(Items listed in a dataset)
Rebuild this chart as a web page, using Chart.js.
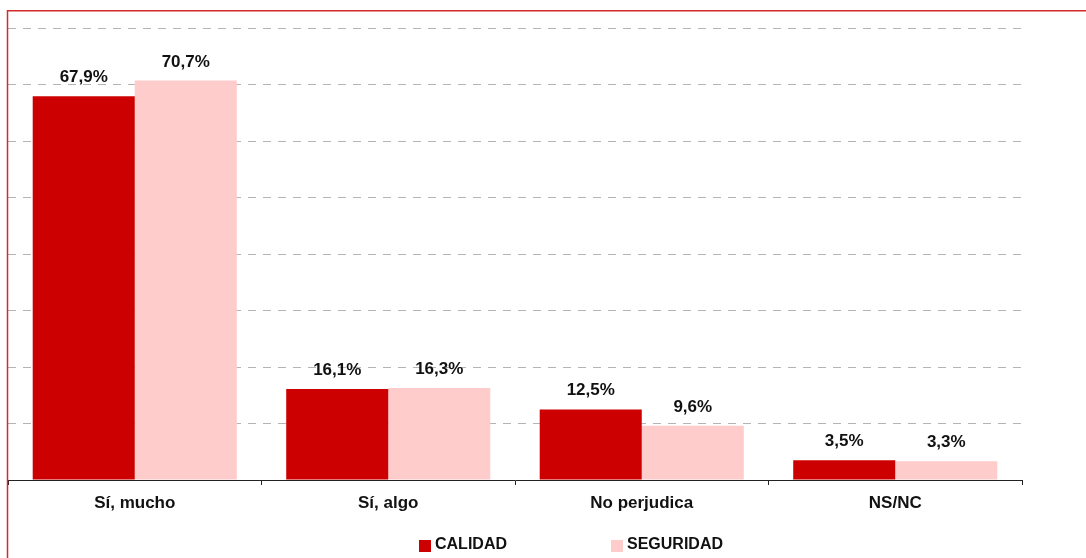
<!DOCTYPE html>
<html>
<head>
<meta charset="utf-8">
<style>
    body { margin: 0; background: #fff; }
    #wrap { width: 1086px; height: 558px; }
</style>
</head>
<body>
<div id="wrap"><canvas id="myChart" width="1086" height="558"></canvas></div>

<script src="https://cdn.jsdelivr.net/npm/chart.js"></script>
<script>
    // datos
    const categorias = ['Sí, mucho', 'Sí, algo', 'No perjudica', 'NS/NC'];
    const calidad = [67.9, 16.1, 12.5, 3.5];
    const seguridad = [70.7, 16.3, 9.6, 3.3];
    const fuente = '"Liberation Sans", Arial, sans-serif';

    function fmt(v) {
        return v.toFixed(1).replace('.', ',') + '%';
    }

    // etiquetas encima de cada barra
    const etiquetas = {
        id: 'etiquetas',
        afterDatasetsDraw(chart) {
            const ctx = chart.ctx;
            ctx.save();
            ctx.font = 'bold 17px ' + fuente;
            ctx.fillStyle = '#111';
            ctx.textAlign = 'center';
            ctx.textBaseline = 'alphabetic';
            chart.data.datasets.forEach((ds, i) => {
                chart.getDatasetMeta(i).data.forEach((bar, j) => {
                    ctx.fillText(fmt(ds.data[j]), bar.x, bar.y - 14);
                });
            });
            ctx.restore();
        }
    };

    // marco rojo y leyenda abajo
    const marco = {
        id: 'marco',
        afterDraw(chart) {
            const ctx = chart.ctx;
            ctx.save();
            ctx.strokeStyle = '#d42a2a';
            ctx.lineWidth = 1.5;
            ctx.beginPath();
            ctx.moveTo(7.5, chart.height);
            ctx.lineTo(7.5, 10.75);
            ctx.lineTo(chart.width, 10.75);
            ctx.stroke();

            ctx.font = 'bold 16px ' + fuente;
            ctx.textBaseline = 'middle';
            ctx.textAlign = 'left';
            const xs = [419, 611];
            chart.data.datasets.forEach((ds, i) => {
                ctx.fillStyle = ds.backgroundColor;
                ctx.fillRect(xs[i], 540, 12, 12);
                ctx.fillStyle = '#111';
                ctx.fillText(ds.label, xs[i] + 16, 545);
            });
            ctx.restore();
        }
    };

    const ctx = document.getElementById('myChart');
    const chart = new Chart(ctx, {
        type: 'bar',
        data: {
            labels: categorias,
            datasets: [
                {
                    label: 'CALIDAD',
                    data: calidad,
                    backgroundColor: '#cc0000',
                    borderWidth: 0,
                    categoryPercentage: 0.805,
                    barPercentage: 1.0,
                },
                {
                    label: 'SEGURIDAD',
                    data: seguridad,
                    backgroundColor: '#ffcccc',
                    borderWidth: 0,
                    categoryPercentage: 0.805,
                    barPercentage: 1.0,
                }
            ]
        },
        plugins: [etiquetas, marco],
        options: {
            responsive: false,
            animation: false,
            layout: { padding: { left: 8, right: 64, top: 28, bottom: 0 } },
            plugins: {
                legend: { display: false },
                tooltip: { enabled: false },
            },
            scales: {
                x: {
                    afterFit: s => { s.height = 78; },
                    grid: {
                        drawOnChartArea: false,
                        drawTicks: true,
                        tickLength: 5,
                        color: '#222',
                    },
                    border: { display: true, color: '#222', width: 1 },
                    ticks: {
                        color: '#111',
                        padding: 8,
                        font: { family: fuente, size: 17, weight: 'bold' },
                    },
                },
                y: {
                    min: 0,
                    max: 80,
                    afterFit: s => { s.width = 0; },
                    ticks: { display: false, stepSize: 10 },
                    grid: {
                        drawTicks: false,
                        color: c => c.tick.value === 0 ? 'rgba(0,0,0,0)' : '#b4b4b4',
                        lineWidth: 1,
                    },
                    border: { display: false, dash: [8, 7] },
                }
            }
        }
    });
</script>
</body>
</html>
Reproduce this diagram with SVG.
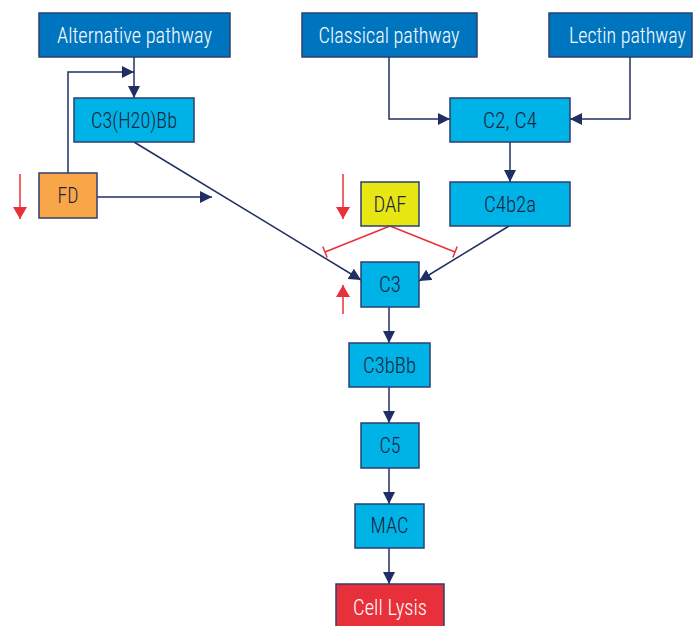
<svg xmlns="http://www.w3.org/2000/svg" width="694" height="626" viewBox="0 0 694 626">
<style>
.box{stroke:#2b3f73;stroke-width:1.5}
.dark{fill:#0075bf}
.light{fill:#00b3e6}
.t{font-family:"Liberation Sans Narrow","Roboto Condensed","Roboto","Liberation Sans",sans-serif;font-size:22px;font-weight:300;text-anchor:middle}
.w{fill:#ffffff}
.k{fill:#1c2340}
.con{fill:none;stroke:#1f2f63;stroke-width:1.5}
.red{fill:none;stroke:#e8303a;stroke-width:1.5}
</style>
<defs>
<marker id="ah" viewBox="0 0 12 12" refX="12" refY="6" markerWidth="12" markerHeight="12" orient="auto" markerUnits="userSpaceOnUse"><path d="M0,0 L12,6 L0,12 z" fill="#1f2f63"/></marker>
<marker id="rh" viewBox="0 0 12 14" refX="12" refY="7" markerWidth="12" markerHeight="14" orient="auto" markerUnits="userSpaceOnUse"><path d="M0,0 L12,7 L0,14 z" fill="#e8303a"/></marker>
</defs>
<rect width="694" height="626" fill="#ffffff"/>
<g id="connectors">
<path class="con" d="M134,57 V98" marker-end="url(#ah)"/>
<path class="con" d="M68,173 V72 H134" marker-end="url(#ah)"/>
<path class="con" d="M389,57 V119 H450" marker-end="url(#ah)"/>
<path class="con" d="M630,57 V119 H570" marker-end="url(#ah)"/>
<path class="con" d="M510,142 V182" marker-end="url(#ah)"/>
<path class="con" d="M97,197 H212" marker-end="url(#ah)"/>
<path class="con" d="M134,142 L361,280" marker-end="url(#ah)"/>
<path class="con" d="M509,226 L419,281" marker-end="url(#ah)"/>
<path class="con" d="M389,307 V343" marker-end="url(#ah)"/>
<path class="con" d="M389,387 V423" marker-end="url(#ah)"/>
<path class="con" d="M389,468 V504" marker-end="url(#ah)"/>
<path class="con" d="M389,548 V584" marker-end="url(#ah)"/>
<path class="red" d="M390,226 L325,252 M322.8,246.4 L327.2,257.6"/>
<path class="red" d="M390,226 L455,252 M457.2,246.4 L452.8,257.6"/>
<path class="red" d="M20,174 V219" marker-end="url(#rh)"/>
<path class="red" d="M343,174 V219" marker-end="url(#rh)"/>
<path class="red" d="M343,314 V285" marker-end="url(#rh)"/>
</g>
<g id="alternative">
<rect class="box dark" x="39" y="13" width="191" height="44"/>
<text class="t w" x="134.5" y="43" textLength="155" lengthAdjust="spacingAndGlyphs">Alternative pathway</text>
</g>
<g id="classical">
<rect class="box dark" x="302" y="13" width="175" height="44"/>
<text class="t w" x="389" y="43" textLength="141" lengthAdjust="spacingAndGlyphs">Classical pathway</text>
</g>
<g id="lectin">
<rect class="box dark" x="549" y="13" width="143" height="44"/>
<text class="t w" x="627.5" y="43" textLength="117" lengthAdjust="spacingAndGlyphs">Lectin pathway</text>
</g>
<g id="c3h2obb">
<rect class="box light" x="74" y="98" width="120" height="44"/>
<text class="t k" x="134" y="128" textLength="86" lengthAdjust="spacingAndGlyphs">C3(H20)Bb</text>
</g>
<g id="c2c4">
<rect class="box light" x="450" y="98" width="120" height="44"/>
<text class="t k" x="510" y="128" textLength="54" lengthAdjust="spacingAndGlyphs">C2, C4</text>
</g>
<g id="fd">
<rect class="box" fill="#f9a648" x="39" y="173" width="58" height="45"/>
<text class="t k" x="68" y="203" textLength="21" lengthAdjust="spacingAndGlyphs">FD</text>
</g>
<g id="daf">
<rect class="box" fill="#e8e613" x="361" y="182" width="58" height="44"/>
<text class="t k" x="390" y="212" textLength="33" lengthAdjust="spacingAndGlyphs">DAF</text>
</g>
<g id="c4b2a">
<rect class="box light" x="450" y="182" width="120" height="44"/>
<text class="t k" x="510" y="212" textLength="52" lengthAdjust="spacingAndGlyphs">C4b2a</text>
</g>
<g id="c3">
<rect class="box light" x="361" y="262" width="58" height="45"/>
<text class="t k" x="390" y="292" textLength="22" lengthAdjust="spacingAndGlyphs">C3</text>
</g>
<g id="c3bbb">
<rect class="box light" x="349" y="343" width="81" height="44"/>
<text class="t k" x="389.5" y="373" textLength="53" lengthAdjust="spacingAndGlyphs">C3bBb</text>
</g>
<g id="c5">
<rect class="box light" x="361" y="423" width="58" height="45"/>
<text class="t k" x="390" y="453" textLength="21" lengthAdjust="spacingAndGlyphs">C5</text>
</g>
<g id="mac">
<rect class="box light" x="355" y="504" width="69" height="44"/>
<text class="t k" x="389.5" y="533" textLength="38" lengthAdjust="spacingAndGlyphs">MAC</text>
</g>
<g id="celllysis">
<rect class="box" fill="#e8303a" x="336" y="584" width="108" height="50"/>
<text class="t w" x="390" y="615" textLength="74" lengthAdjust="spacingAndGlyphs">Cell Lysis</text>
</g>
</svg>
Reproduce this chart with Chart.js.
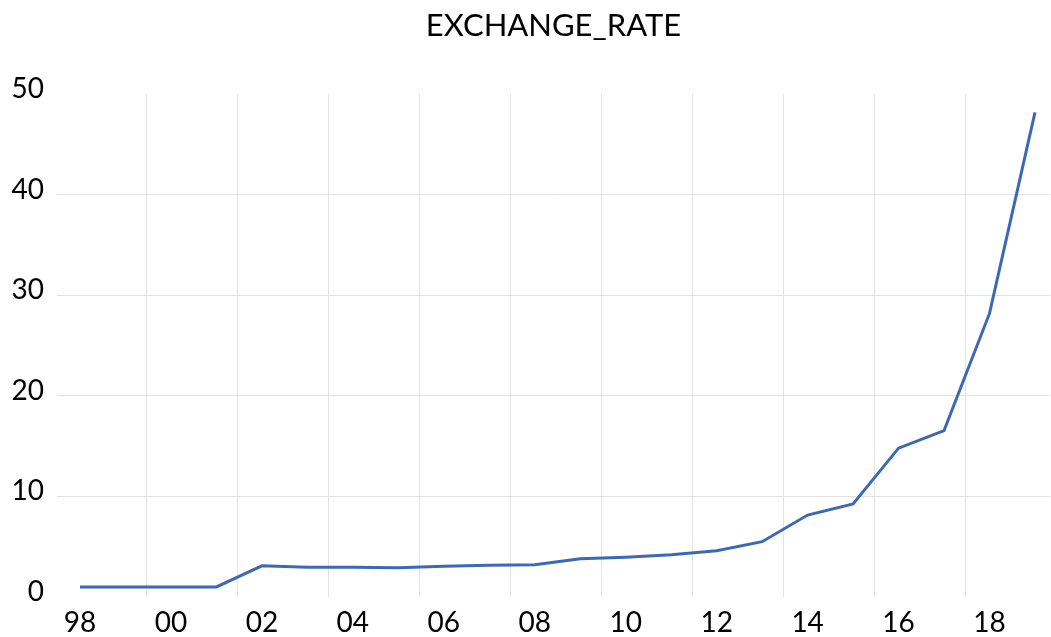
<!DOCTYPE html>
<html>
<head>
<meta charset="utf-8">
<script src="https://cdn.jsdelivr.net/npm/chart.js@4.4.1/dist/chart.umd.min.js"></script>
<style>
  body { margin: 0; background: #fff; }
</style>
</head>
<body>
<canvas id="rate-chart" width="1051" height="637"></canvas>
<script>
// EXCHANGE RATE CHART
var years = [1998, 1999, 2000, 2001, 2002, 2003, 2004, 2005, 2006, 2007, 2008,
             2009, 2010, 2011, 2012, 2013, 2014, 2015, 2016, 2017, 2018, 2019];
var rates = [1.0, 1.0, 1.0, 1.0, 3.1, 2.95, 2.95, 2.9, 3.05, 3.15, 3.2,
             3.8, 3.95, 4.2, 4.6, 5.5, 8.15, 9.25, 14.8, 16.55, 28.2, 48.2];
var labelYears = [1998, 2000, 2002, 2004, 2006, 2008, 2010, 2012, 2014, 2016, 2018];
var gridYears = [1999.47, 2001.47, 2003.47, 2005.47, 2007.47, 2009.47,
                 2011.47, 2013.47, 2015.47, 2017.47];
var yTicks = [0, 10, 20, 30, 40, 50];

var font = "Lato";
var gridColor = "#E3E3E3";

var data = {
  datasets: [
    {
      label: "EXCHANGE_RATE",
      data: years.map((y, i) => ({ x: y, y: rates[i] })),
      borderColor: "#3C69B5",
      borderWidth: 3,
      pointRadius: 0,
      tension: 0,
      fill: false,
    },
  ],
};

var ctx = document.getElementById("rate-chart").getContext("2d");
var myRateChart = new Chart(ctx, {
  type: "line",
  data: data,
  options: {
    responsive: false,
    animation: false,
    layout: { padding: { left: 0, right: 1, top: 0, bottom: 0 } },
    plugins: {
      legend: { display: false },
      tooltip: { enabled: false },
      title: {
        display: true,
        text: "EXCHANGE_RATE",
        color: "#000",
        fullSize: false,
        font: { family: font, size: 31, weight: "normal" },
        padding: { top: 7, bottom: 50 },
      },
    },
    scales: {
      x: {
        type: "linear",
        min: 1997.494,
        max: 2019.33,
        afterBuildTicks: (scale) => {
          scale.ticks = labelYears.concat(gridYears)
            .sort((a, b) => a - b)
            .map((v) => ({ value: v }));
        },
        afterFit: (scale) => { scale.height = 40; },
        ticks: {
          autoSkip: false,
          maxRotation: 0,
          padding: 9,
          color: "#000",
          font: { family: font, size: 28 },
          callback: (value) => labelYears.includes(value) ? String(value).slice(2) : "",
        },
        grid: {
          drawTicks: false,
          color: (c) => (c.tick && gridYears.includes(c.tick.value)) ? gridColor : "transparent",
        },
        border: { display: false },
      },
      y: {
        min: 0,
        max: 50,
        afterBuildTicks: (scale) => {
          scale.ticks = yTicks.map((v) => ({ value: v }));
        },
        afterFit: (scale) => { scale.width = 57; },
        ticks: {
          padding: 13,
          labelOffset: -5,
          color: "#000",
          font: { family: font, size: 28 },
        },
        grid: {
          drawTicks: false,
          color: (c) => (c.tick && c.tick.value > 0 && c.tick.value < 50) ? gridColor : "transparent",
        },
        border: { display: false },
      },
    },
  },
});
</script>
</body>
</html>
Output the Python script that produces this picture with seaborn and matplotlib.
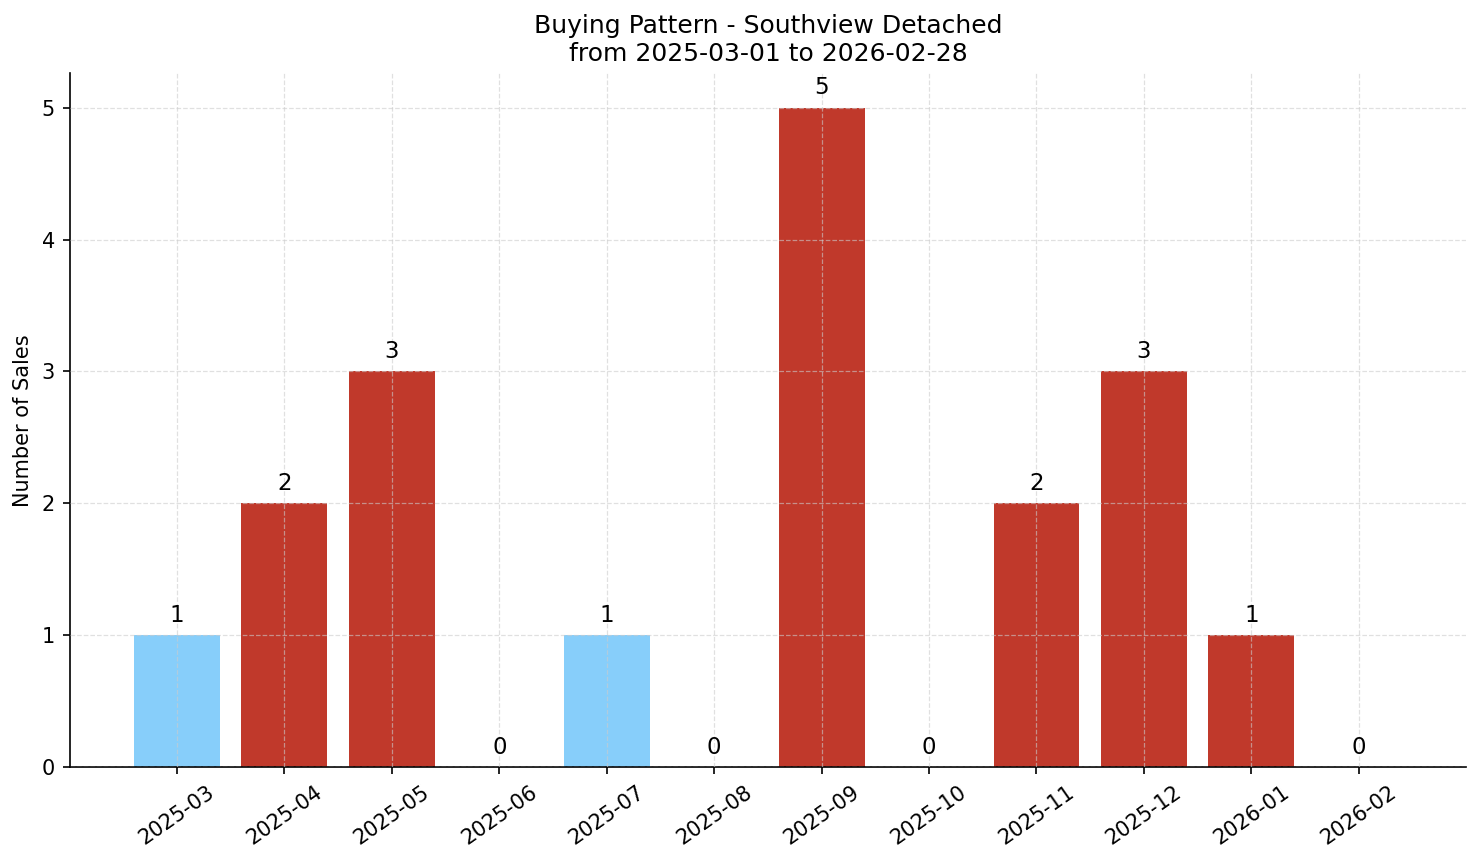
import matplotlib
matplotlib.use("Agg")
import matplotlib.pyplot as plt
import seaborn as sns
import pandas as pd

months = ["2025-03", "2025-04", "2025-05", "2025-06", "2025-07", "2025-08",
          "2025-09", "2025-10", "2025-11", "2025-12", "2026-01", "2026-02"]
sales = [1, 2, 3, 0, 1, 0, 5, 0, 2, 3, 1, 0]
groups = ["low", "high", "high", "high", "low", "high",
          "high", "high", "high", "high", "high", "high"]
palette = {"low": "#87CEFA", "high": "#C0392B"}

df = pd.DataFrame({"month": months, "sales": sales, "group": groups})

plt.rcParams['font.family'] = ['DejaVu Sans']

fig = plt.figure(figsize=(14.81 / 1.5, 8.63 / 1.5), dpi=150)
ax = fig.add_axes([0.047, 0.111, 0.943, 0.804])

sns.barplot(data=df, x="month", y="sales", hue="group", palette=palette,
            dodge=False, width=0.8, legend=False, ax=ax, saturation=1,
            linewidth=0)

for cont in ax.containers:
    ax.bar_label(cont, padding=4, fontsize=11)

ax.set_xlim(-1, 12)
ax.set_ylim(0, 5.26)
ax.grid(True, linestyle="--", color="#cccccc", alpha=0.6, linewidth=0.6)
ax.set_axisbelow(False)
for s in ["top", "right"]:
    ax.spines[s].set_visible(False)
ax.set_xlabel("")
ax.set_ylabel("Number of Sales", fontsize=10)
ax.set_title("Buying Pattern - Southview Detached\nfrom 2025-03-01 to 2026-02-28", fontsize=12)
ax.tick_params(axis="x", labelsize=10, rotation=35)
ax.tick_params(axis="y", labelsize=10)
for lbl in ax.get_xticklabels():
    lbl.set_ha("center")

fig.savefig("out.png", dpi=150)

■ What you should do ■
Repeat the lines between those holding "Output the Python" and "import pandas as pd", inclusive. Pictures stay out.

■ Exercise solution ■
Output the Python script that produces this picture with seaborn and matplotlib.
import matplotlib
matplotlib.use("Agg")
import matplotlib.pyplot as plt
import seaborn as sns
import pandas as pd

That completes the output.